European shares suffer worst loss for months

Bank stocks pressured by Obama plan

European shares fell yesterday to post their worst weekly fall in nearly three months, with financial stocks hit by US President Barack Obama's vague proposals to curb risk-taking at banks.

The FTSEurofirst 300 index of leading European shares closed down 1.1 per cent at 1,024.95 points, losing for the third consecutive session.

The index lost 2.6 per cent for the week, its worst weekly percentage fall in nearly three months and is down two per cent this year.

"It is all to do with the banks. The bottom line here is we have no idea how the banking plan is about to unfold, if indeed it does," said Peter Dixon, economist at Commerzbank.

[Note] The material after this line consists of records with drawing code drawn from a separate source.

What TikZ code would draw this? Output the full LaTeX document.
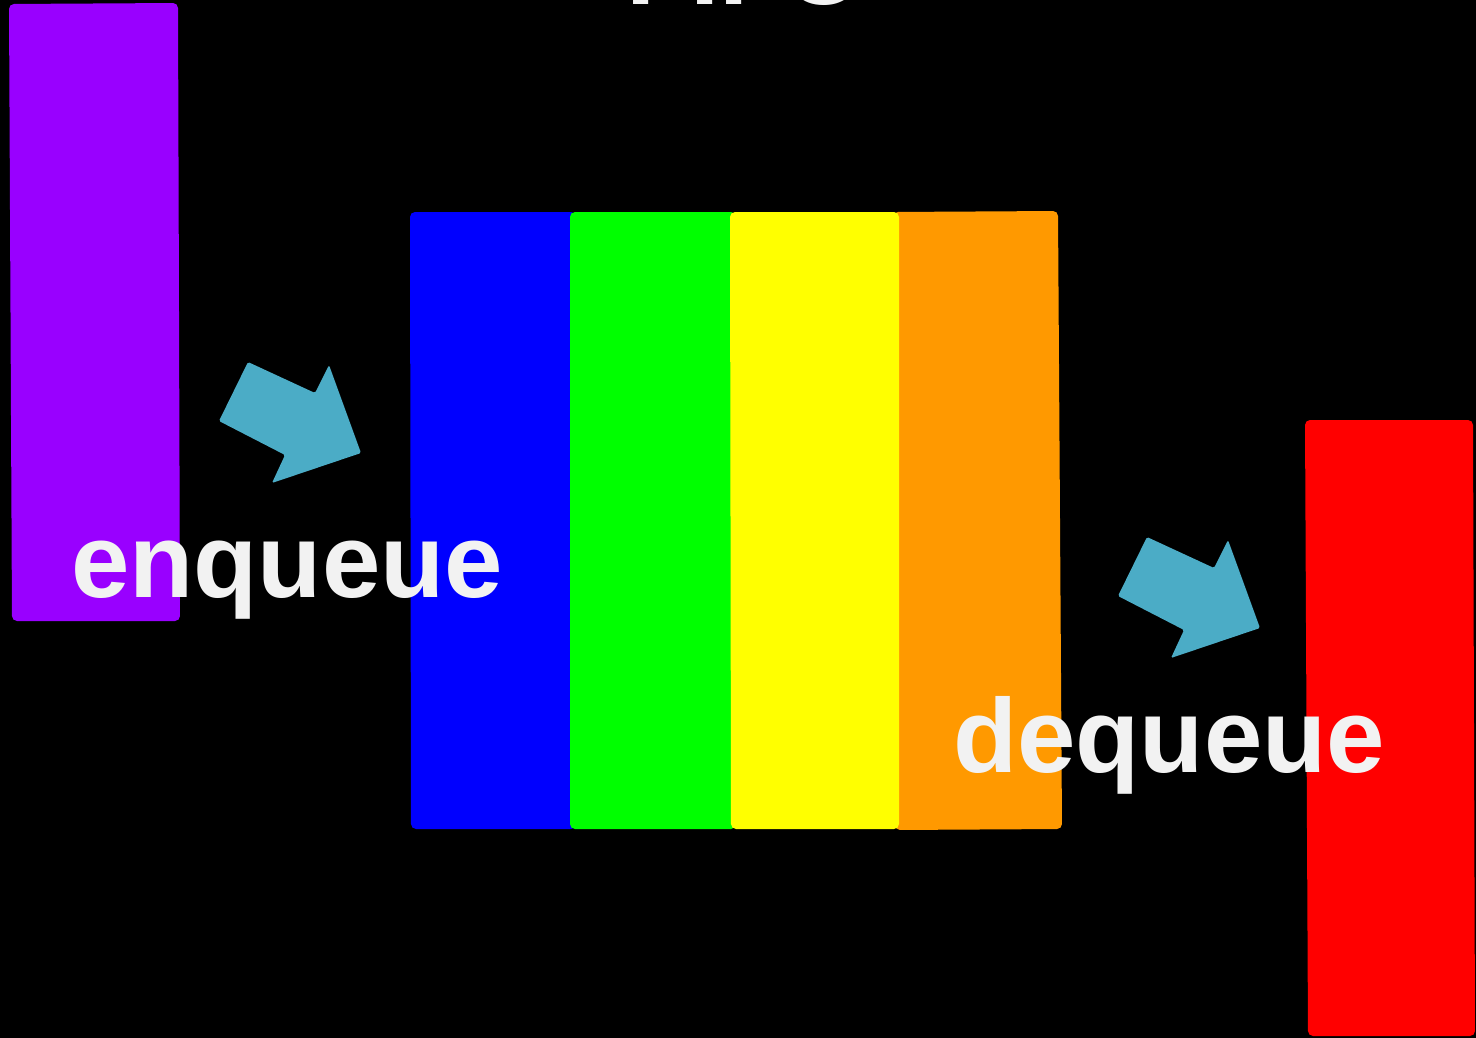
\documentclass[tikz,border=0pt]{standalone}
\usepackage{fontspec}
\setmainfont{Liberation Sans}
\definecolor{cpurple}{HTML}{9900FF}
\definecolor{cblue}{HTML}{0000FF}
\definecolor{cgreen}{HTML}{00FF00}
\definecolor{cyellow}{HTML}{FFFF00}
\definecolor{corange}{HTML}{FF9900}
\definecolor{cred}{HTML}{FF0000}
\definecolor{carrow}{HTML}{4BACC6}
\definecolor{ctext}{HTML}{F2F2F2}
\begin{document}
\begin{tikzpicture}[x=1pt,y=-1pt,
  bar/.style={rounded corners=5pt},
  lbl/.style={text=ctext, font=\bfseries\fontsize{105}{105}\selectfont, inner sep=0pt, anchor=base west},
  arr/.style={fill=carrow, rounded corners=1.5pt}]
\fill[black] (0,0) rectangle (1476,1038);
\useasboundingbox (0,0) rectangle (1476,1038);
% title (cut off at the top, as in the reference)
\node[lbl] (title) at (626,5) {FIFO};
% element being enqueued
\fill[cpurple,bar] (9,4) -- (178,3) -- (180,621) -- (12,621) -- cycle;
% queue
\fill[cblue,bar] (410,212) -- (576,212) -- (576,829) -- (411,829) -- cycle;
\fill[cgreen,bar] (570,212) -- (736,212) -- (736,829) -- (570,829) -- cycle;
\fill[corange,bar] (893,212) -- (1058,211) -- (1062,829) -- (895,830) -- cycle;
\fill[cyellow,bar] (730,212) -- (899,212) -- (899,829) -- (731,829) -- cycle;
% element being dequeued
\fill[cred,bar] (1305,420) -- (1473,420) -- (1475,1036) -- (1308,1036) -- cycle;
% arrows
\fill[arr] (248,362) -- (315,393) -- (329,365) -- (361,453) -- (272,483) -- (285,455) -- (219,421) -- cycle;
\begin{scope}[shift={(899,175)}]
\fill[arr] (248,362) -- (315,393) -- (329,365) -- (361,453) -- (272,483) -- (285,455) -- (219,421) -- cycle;
\end{scope}
% labels
\node[lbl] (enq) at (71,597) {enqueue};
\node[lbl] (deq) at (953,772) {dequeue};
\end{tikzpicture}
\end{document}
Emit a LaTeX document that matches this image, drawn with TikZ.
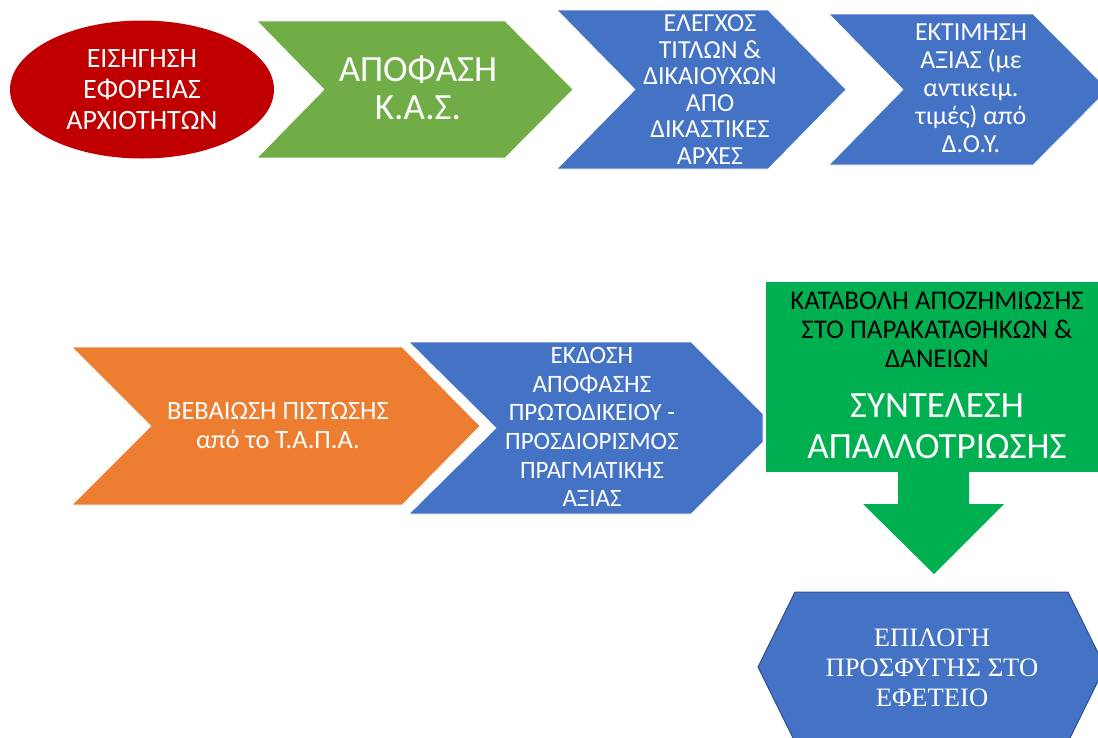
\documentclass[tikz,border=0pt]{standalone}
\usepackage{fontspec}
\setmainfont{Carlito}
\newfontfamily\serifgr{Liberation Serif}
\usetikzlibrary{shapes.geometric}
\definecolor{cred}{HTML}{C00000}
\definecolor{cgreen}{HTML}{70AD47}
\definecolor{cblue}{HTML}{4472C4}
\definecolor{corange}{HTML}{ED7D31}
\definecolor{cbright}{HTML}{00B050}
\definecolor{cdark}{HTML}{2F528F}
\tikzset{
  shapefill/.style={draw=white,line width=0.6pt,line join=miter},
  txt/.style={text=white,align=center,inner sep=0pt},
  fsmall/.style={font=\fontsize{26}{26.6}\selectfont},
}
\begin{document}
\begin{tikzpicture}[x=1pt,y=-1pt]
\useasboundingbox (0,0) rectangle (1098,737);
% ellipse
\node[ellipse,fill=cred,minimum width=264pt,minimum height=138pt,inner sep=0pt] (ell) at (142,89.5) {};
\node[txt,font=\fontsize{28}{31}\selectfont] (ellt) at (ell.center) {ΕΙΣΗΓΗΣΗ\\ΕΦΟΡΕΙΑΣ\\ΑΡΧΙΟΤΗΤΩΝ};
% green chevron
\fill[cgreen,shapefill] (257,21) -- (505,21) -- (573,89.5) -- (505,158) -- (257,158) -- (324,89.5) -- cycle;
\node[txt,font=\fontsize{37}{38}\selectfont] (kas) at (418,88) {ΑΠΟΦΑΣΗ\\Κ.Α.Σ.};
% blue chevron 1
\fill[cblue,shapefill] (557,10) -- (768,10) -- (846,89.5) -- (768,169) -- (557,169) -- (635,89.5) -- cycle;
\node[txt,fsmall] (elegx) at (710,89.5) {ΕΛΕΓΧΟΣ\\ΤΙΤΛΩΝ \&\\ΔΙΚΑΙΟΥΧΩΝ\\ΑΠΟ\\ΔΙΚΑΣΤΙΚΕΣ\\ΑΡΧΕΣ};
% blue chevron 2
\fill[cblue,shapefill] (829,14) -- (1033,14) -- (1108,89.5) -- (1033,165) -- (829,165) -- (903,89.5) -- cycle;
\node[txt,font=\fontsize{26}{28}\selectfont] (ektim) at (971,88) {ΕΚΤΙΜΗΣΗ\\ΑΞΙΑΣ (με\\αντικειμ.\\τιμές) από\\Δ.Ο.Υ.};
% orange chevron
\fill[corange,shapefill] (72,347) -- (402,347) -- (480,426) -- (402,505) -- (72,505) -- (151,426) -- cycle;
\node[txt,font=\fontsize{26.4}{29}\selectfont] (bebai) at (278,426) {ΒΕΒΑΙΩΣΗ ΠΙΣΤΩΣΗΣ\\από το Τ.Α.Π.Α.};
% blue chevron 3
\fill[cblue,shapefill] (409,342) -- (691,342) -- (763,414) -- (763,442) -- (691,514) -- (409,514) -- (496,428) -- cycle;
\node[txt,font=\fontsize{25}{28.6}\selectfont] (ekd) at (592,427) {ΕΚΔΟΣΗ\\ΑΠΟΦΑΣΗΣ\\ΠΡΩΤΟΔΙΚΕΙΟΥ -\\ΠΡΟΣΔΙΟΡΙΣΜΟΣ\\ΠΡΑΓΜΑΤΙΚΗΣ\\ΑΞΙΑΣ};
% green box with arrow
\fill[cbright] (766,282) rectangle (1098,472);
\fill[cbright] (898,471) -- (898,504) -- (863,504) -- (934,574) -- (1004,504) -- (969,504) -- (969,471) -- cycle;
\node[inner sep=0pt,align=center,text=black,font=\fontsize{27}{29}\selectfont] (katab) at (937,330) {ΚΑΤΑΒΟΛΗ ΑΠΟΖΗΜΙΩΣΗΣ\\ΣΤΟ ΠΑΡΑΚΑΤΑΘΗΚΩΝ \&\\ΔΑΝΕΙΩΝ};
\node[txt,font=\fontsize{37}{41}\selectfont] (synt) at (937,426.5) {ΣΥΝΤΕΛΕΣΗ\\ΑΠΑΛΛΟΤΡΙΩΣΗΣ};
% hexagon
\filldraw[fill=cblue,draw=cdark,line width=1pt] (795,592) -- (1068,592) -- (1105,667) -- (1068,742) -- (795,742) -- (758,667) -- cycle;
\node[txt,font=\serifgr\fontsize{26.6}{30}\selectfont] (epil) at (932,667.5) {ΕΠΙΛΟΓΗ\\ΠΡΟΣΦΥΓΗΣ ΣΤΟ\\ΕΦΕΤΕΙΟ};
\end{tikzpicture}
\end{document}
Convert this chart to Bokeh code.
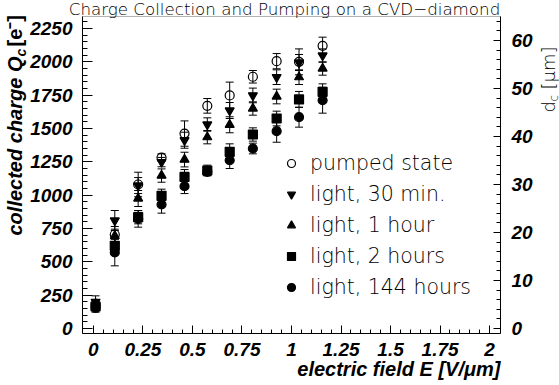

"This is all at a time when markets are already fairly wobbly. The markets are always going to sell off when there is uncertainty. I think this is the story for today and will be for the next week."

Banks took the most points off the index after President Obama unveiled tough new proposals on Thursday to limit risk-taking in the banking sector and restrict some of the banks' most lucrative operations.

Credit Suisse, Barclays, UBS and Deutsche Bank fell 3.9 to 6.4 per cent.

Across Europe, the FTSE 100 index was down 0.6 per cent, Germany's DAX fell 0.9 per cent and France's CAC 40 was 1.1 per cent lower.

Energy stocks were under pressure as crude slipped 1.2 per cent. BP, Royal Dutch Shell and Total lost 0.8 to 1.7 per cent.

The VDAX-NEW volatility index, a measure of investor risk appetite or aversion, was up 2.8 per cent after earlier hitting a six-week high.

The higher the volatility index, which is based on sell and buy options on Frankfurt's top-30 stocks, the lower is investors' appetite for risky assets such as cyclical stocks, and equities in general.

On the upside, mining shares rebounded as metal prices recovered from earlier losses. Copper was up 1.4 per cent.

Anglo American, Eurasian Natural Resources Corporation and Xstrata gained 0.7 to 2.4 per cent.

Munich Re gained 0.3 per cent on market talk that US investor Warren Buffett might be buying shares.

In the United States, after a raft of mixed US results, global major General Electric topped Wall Street expectations in its fourth-quarter earnings.

"They are finally saying the environment is improving, and this is very important. Margins seem to be resilient, the order book is pretty good, and on a first look, there seems to be no bad surprises from GE Money," said David Thebault, head of quantitative sales trading, at Global Equities in Paris.